Obama himself headed for New York for an appearance on David Letterman's TV couch and a fundraiser with Beyonce and Jay-Z.
Romney planned no apology but was expected to respond to questions about the video by reinforcing the reaction he delivered Monday night: that Obama favors "a government-centered society" with people dependent on public support.
Obama's campaign, seeing an opportunity to build on its earlier efforts to cast the Republican as out of touch with average Americans, emailed a fundraising appeal to supporters and posted a video online asking voters to watch Romney's comments and respond.
"I actually felt sick to my stomach," one woman says in the web video.
Another woman says, "That's not somebody who I'm thinking, 'Oh, I want him as my president.'"
Romney advisers concede the video came at a bad time - seven weeks before Election Day and with early voting beginning in two dozen states by this weekend. They acknowledge the remarks may dominate news coverage for days but dispute the notion that Romney's comments could fundamentally change the election.
The unscripted moment was reminiscent of the 2008 campaign, when Obama was caught telling the wealthy wing of his party at a private fundraiser in San Francisco that some residents of depressed rural areas get bitter and "cling to guns or religion or antipathy to people who aren't like them."
In the Romney video, recorded at a Florida fundraiser in May, the candidate says 47 percent of Americans don't pay taxes and believe they are entitled to extensive government support.
"My job is not to worry about those people," he said.
After the video posted late Monday afternoon on Mother Jones magazine's website, Romney told reporters that while his comments were "not elegantly stated," he stood by his remarks.
"Those who are reliant on government are not as attracted to my message of slimming down the size of government," Romney said in Costa Mesa, Calif., doubling down on his statement.
Romney running mate Paul Ryan focused on the limited-government argument while campaigning in New Hampshire, without mentioning the video. He mistakenly called it the "Ryan-Romney plan" for a stronger middle class before correcting himself and promising the two would put Americans back to work rather than encourage dependency on government.
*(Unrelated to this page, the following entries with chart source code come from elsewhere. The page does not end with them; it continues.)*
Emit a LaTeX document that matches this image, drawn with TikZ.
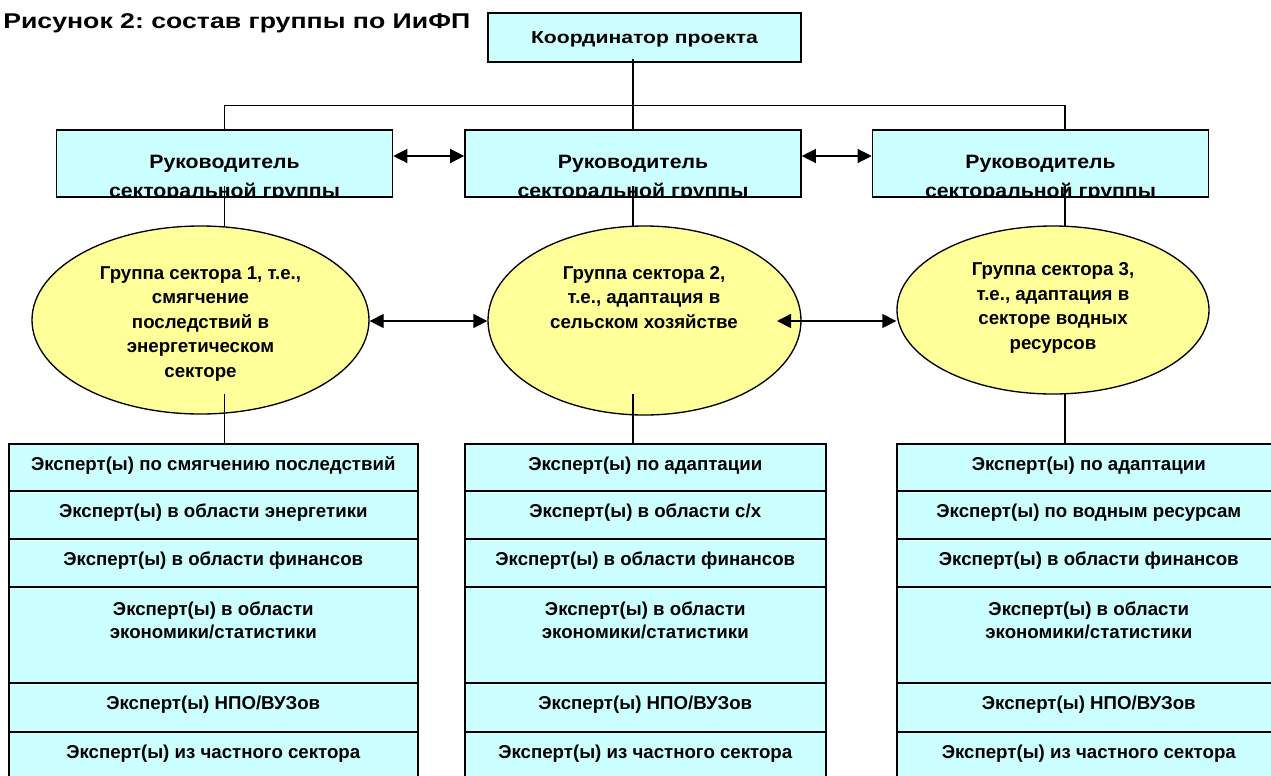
\documentclass[tikz,border=0pt]{standalone}
\usepackage{fontspec}
\setmainfont{Liberation Sans}
\newfontfamily\ttlfont{Liberation Sans}[FakeStretch=1.25]
\newfontfamily\coordfont{Liberation Sans}[FakeStretch=1.22]
\newfontfamily\leadfont{Liberation Sans}[FakeStretch=1.1]
\usetikzlibrary{arrows.meta,shapes.geometric}
\definecolor{boxcyan}{HTML}{CCFFFF}
\definecolor{ellyellow}{HTML}{FFFF99}
\frenchspacing
\tikzset{
  box/.style={draw=black, line width=1.2pt, fill=boxcyan, inner sep=0pt},
  ell/.style={ellipse, draw=black, line width=1pt, fill=ellyellow, inner sep=0pt},
  conn/.style={draw=black, line width=1pt},
  biarrow/.style={conn, {Triangle[length=10.5pt,width=10.5pt]}-{Triangle[length=10.5pt,width=10.5pt]}},
  txt/.style={font=\frenchspacing\bfseries\fontsize{14pt}{17.25pt}\selectfont, align=center, inner sep=0pt},
  ctxt/.style={txt, font=\coordfont\bfseries\fontsize{13pt}{16pt}\selectfont},
  ltxt/.style={txt, font=\leadfont\bfseries\fontsize{14.5pt}{21.75pt}\selectfont},
  etxt/.style={txt, font=\frenchspacing\bfseries\fontsize{14pt}{18.3pt}\selectfont},
  ttl/.style={font=\frenchspacing\ttlfont\bfseries\fontsize{16pt}{18pt}\selectfont, inner sep=0pt},
}
\newcommand{\exrow}[7]{%
  \node[box, anchor=north west, minimum width=#4*0.75pt, minimum height=#5*0.75pt] (#1) at (#2,#3) {};
  \node[txt, anchor=base] (#1t) at ([yshift=-#7]#1.north) {#6};
}
\begin{document}
\begin{tikzpicture}[x=0.75pt,y=-0.75pt]
\useasboundingbox (0,0) rectangle (1271,775);
\clip (0,0) rectangle (1271,775);
\fill[white] (0,0) rectangle (1271,775);

\node[ttl, anchor=base west] (title) at (3,28) {Рисунок 2: состав группы по ИиФП};

\node[box, minimum width=234.75pt, minimum height=36.75pt] (coord) at (644.5,37.5) {};
\node[ctxt, anchor=base] (coordt) at (644.5,43) {Координатор проекта};

\foreach \n/\cx in {lead1/224.5, lead2/633, lead3/1040.5} {
  \node[box, minimum width=252pt, minimum height=50.25pt] (\n) at (\cx,163.5) {};
  \begin{scope}
    \clip ([xshift=0.6pt,yshift=0.6pt]\n.south west) rectangle ([xshift=-0.6pt,yshift=-0.6pt]\n.north east);
    \node[ltxt, anchor=base] (\n-t) at (\cx,197) {Руководитель\\секторальной группы};
  \end{scope}
}

\coordinate (rline) at (1065,0);
\draw[conn] ([yshift=3pt]coord.south -| lead2.north) -- (lead2.north);
\draw[conn] (lead1.north) -- ++(0,-24) -| (lead3.north -| rline);

\coordinate (ay) at (0,156);
\draw[biarrow] (lead1.east |- ay) -- (lead2.west |- ay);
\draw[biarrow] (lead2.east |- ay) -- (lead3.west |- ay);

\draw[conn] ([yshift=9pt]lead1.south) -- ++(0,55);
\draw[conn] ([yshift=9pt]lead2.south) -- ++(0,55);
\draw[conn] ([yshift=9pt]lead3.south -| rline) -- ++(0,55);

\node[ell, minimum width=252.75pt, minimum height=141pt] (ell1) at (200.5,320) {};
\node[ell, minimum width=234.75pt, minimum height=141.75pt] (ell2) at (644.5,320.5) {};
\node[ell, minimum width=234pt, minimum height=126pt] (ell3) at (1053,310) {};

\node[etxt, anchor=base] (ell1t) at (200.5,377) {Группа сектора 1, т.е.,\\смягчение\\последствий в\\энергетическом\\секторе};
\node[etxt, anchor=base] (ell2t) at (644,328) {Группа сектора 2,\\т.е., адаптация в\\сельском хозяйстве};
\node[etxt, anchor=base] (ell3t) at (1053,349) {Группа сектора 3,\\т.е., адаптация в\\секторе водных\\ресурсов};

\coordinate (ey) at (0,321);
\draw[biarrow] (ell1.east |- ey) -- (ell2.west |- ey);
\coordinate (a2) at (777,321);
\draw[biarrow] (a2) -- (a2 -| ell3.west);

\coordinate (ly) at (0,394);
\coordinate (ty) at (0,443);
\draw[conn] (lead1.south |- ly) -- (lead1.south |- ty);
\draw[conn] (lead2.south |- ly) -- (lead2.south |- ty);
\draw[conn] (rline |- ly) -- (rline |- ty);

\exrow{a1}{8}{443}{409}{47}{Эксперт(ы) по смягчению последствий}{20.25pt}
\exrow{a2}{8}{490}{409}{48}{Эксперт(ы) в области энергетики}{20.25pt}
\exrow{a3}{8}{538}{409}{48}{Эксперт(ы) в области финансов}{20.25pt}
\exrow{a4}{8}{586}{409}{96}{Эксперт(ы) в области\\экономики/статистики}{39pt}
\exrow{a5}{8}{682}{409}{49}{Эксперт(ы) НПО/ВУЗов}{20.25pt}
\exrow{a6}{8}{731}{409}{48}{Эксперт(ы) из частного сектора}{20.25pt}

\exrow{b1}{464}{443}{361}{47}{Эксперт(ы) по адаптации}{20.25pt}
\exrow{b2}{464}{490}{361}{48}{Эксперт(ы) в области с/х}{20.25pt}
\exrow{b3}{464}{538}{361}{48}{Эксперт(ы) в области финансов}{20.25pt}
\exrow{b4}{464}{586}{361}{96}{Эксперт(ы) в области\\экономики/статистики}{39pt}
\exrow{b5}{464}{682}{361}{49}{Эксперт(ы) НПО/ВУЗов}{20.25pt}
\exrow{b6}{464}{731}{361}{48}{Эксперт(ы) из частного сектора}{20.25pt}

\exrow{c1}{896}{443}{384}{47}{Эксперт(ы) по адаптации}{20.25pt}
\exrow{c2}{896}{490}{384}{48}{Эксперт(ы) по водным ресурсам}{20.25pt}
\exrow{c3}{896}{538}{384}{48}{Эксперт(ы) в области финансов}{20.25pt}
\exrow{c4}{896}{586}{384}{96}{Эксперт(ы) в области\\экономики/статистики}{39pt}
\exrow{c5}{896}{682}{384}{49}{Эксперт(ы) НПО/ВУЗов}{20.25pt}
\exrow{c6}{896}{731}{384}{48}{Эксперт(ы) из частного сектора}{20.25pt}
\end{tikzpicture}
\end{document}
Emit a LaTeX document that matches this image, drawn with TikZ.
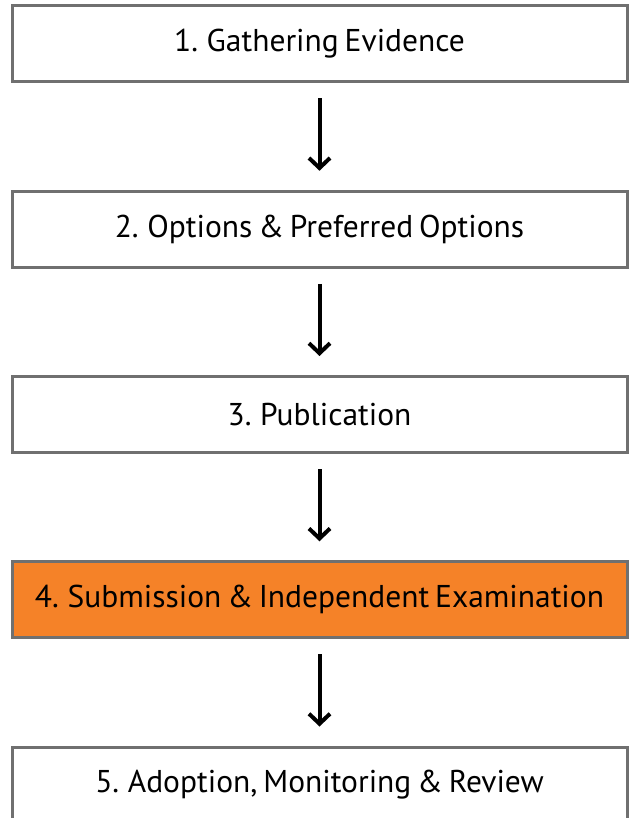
\documentclass[tikz,border=0pt]{standalone}
\usepackage{fontspec}
\setmainfont[WordSpace=0.7]{PT Sans}
\usepackage{tikz}
\usetikzlibrary{arrows.meta}
\definecolor{boxgray}{RGB}{112,112,112}
\definecolor{highlight}{RGB}{245,130,40}
\tikzstyle{stage} = [rectangle, minimum width=615pt, minimum height=76pt, text centered, draw=boxgray, line width=3pt, fill=white, font=\fontsize{31.5pt}{36pt}\selectfont]
\tikzstyle{current} = [stage, fill=highlight]
\tikzstyle{arrow} = [line width=4pt, -{Straight Barb[length=10pt,width=21pt]}, shorten <=15pt, shorten >=19pt]
\begin{document}
\begin{tikzpicture}
			[node distance=185.25pt]

			\clip (0,0) rectangle (632pt,-818pt);
			\useasboundingbox (0,0) rectangle (632pt,-818pt);

			\node (gather) [stage] at (319.5pt,-44pt) {1. Gathering Evidence};
			\node (options) [stage, below of = gather] {2. Options \& Preferred Options};
			\node (publish) [stage, below of = options] {3. Publication};
			\node (submit) [current, below of = publish] {4. Submission \& Independent Examination};
			\node (adopt) [stage, below of = submit] {5. Adoption, Monitoring \& Review};

			\draw [arrow] (gather) -- (options);
			\draw [arrow] (options) -- (publish);
			\draw [arrow] (publish) -- (submit);
			\draw [arrow] (submit) -- (adopt);

			\end{tikzpicture}
\end{document}
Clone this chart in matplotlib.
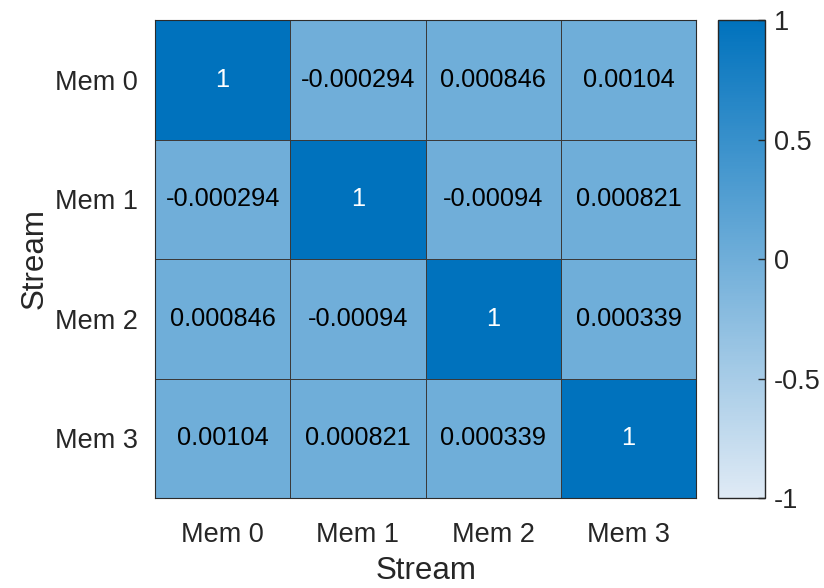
import numpy as np
import matplotlib
matplotlib.use("Agg")
import matplotlib.pyplot as plt
from matplotlib.colors import LinearSegmentedColormap

plt.rcParams['font.family'] = ['Liberation Sans', 'DejaVu Sans']

labels = ["Mem 0", "Mem 1", "Mem 2", "Mem 3"]
corr = np.array([
    [1.0,       -0.000294, 0.000846, 0.00104],
    [-0.000294, 1.0,       -0.00094, 0.000821],
    [0.000846,  -0.00094,  1.0,      0.000339],
    [0.00104,   0.000821,  0.000339, 1.0],
])
cell_text = [
    ["1", "-0.000294", "0.000846", "0.00104"],
    ["-0.000294", "1", "-0.00094", "0.000821"],
    ["0.000846", "-0.00094", "1", "0.000339"],
    ["0.00104", "0.000821", "0.000339", "1"],
]
cbar_ticks = [-1, -0.5, 0, 0.5, 1]
cbar_ticklabels = ["-1", "-0.5", "0", "0.5", "1"]

cmap = LinearSegmentedColormap.from_list(
    "blues", [(0.875, 0.918, 0.961), (0.0, 0.447, 0.741)])

fig = plt.figure(figsize=(8.24, 5.88), dpi=100)
ax = fig.add_axes([0.188, 0.153, 0.657, 0.813])
cax = fig.add_axes([0.871, 0.153, 0.058, 0.813])

n = len(labels)
mesh = ax.pcolormesh(np.arange(n + 1), np.arange(n + 1), corr, cmap=cmap,
                     vmin=-1, vmax=1, edgecolors="#3a3a3a", linewidth=0.6)
ax.set_xlim(0, n)
ax.set_ylim(n, 0)
for i in range(n):
    for j in range(n):
        color = "white" if corr[i, j] > 0.5 else "black"
        ax.text(j + 0.5, i + 0.5, cell_text[i][j], ha="center", va="center",
                fontsize=18.3, color=color)

ax.set_xticks(np.arange(n) + 0.5)
ax.set_xticklabels(labels, fontsize=19.5, color="#262626")
ax.set_yticks(np.arange(n) + 0.5)
ax.set_yticklabels(labels, fontsize=19.5, color="#262626")
ax.tick_params(axis="x", length=0, pad=17)
ax.tick_params(axis="y", length=0, pad=12)
ax.set_xlabel("Stream", fontsize=22.5, color="#262626", labelpad=6)
ax.set_ylabel("Stream", fontsize=22.5, color="#262626", labelpad=4)
for s in ax.spines.values():
    s.set_color("#2b2b2b")
    s.set_linewidth(0.8)

cb = fig.colorbar(mesh, cax=cax, ticks=cbar_ticks)
cb.set_ticklabels(cbar_ticklabels)
cb.outline.set_edgecolor("#262626")
cb.outline.set_linewidth(1.0)
cax.tick_params(direction="in", length=5, width=1, labelsize=19.5,
                colors="#262626", pad=6)

fig.savefig("out.png", dpi=100, facecolor="white")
Vice President Joe Biden, campaigning in Iowa, declined to comment on the video. "I'll let his words speak for themselves," Biden said while shaking hands with voters after a speech in Ottumwa.
A pro-Obama super political action committee quickly pushed up the air date for a new television advertisement in response to the video.
The ad, from Priorities USA Action, was previously shown online and never mentions the Romney video because it was produced before it became public. But the super PAC says it believes the ad's message serves as a counter to the Republican nominee's words and bought time to begin airing it as early as Tuesday on stations in Colorado, Florida, Iowa, Ohio, Virginia and Wisconsin.
"Doesn't Mitt Romney understand we can't rebuild America by tearing down the middle class?" the narrator says. The group also is likely to start running new ads using Romney's words from the fundraising video.
Obama was told about the video Monday afternoon by staff traveling with him on a campaign trip to Ohio. White House Press Secretary Jay Carney declined to say whether Obama had watched the video or to characterize the president's reaction to Romney's remarks.
"Setting aside what Gov. Romney thinks, I can tell you that the president certainly doesn't think that men and women on Social Security are irresponsible or victims, that students are irresponsible or are victims," Carney said.
The president has not publicly commented on the video, but could do so Tuesday when he tapes an interview with David Letterman and delivers remarks at a fundraiser at the Waldorf Astoria hotel. After that, Obama was set to collect nearly $4 million at a $40,000-a-ticket fundraiser at a Manhattan nightclub with husband and wife musicians Jay-Z and Beyonce.
Romney had no public appearances scheduled Tuesday and planned to raise money in Salt Lake City and in Dallas with former first lady Laura Bush at the Bushes' Texas home.
Looking to change the subject, Romney's campaign rolled out a new television ad featuring a mother and infant, aimed at cutting into Obama's advantage with female voters. It argued that Obama's economic policies would make women's lives harder.
In the video, Romney said 47 percent of Americans pay no income tax. About 46 percent of Americans owed no federal income tax in 2011, although many of them paid other forms of taxes. More than 16 million elderly Americans avoid federal income taxes solely because of tax breaks that apply only to seniors, according to the nonpartisan Tax Policy Center.
In the clip released by Mother Jones, Romney also is asked about the "Palestinian problem."
He gives a rambling response, then says "the Palestinians have no interest whatsoever in establishing peace" and "the pathway to peace is almost unthinkable to accomplish."
Colorado Senator Mark Udall responded to Romney's statement, saying: "You really know the character of an individual by what they say in private. And, yes, this is an election about the economy and jobs. But, it's also an election about character and vision."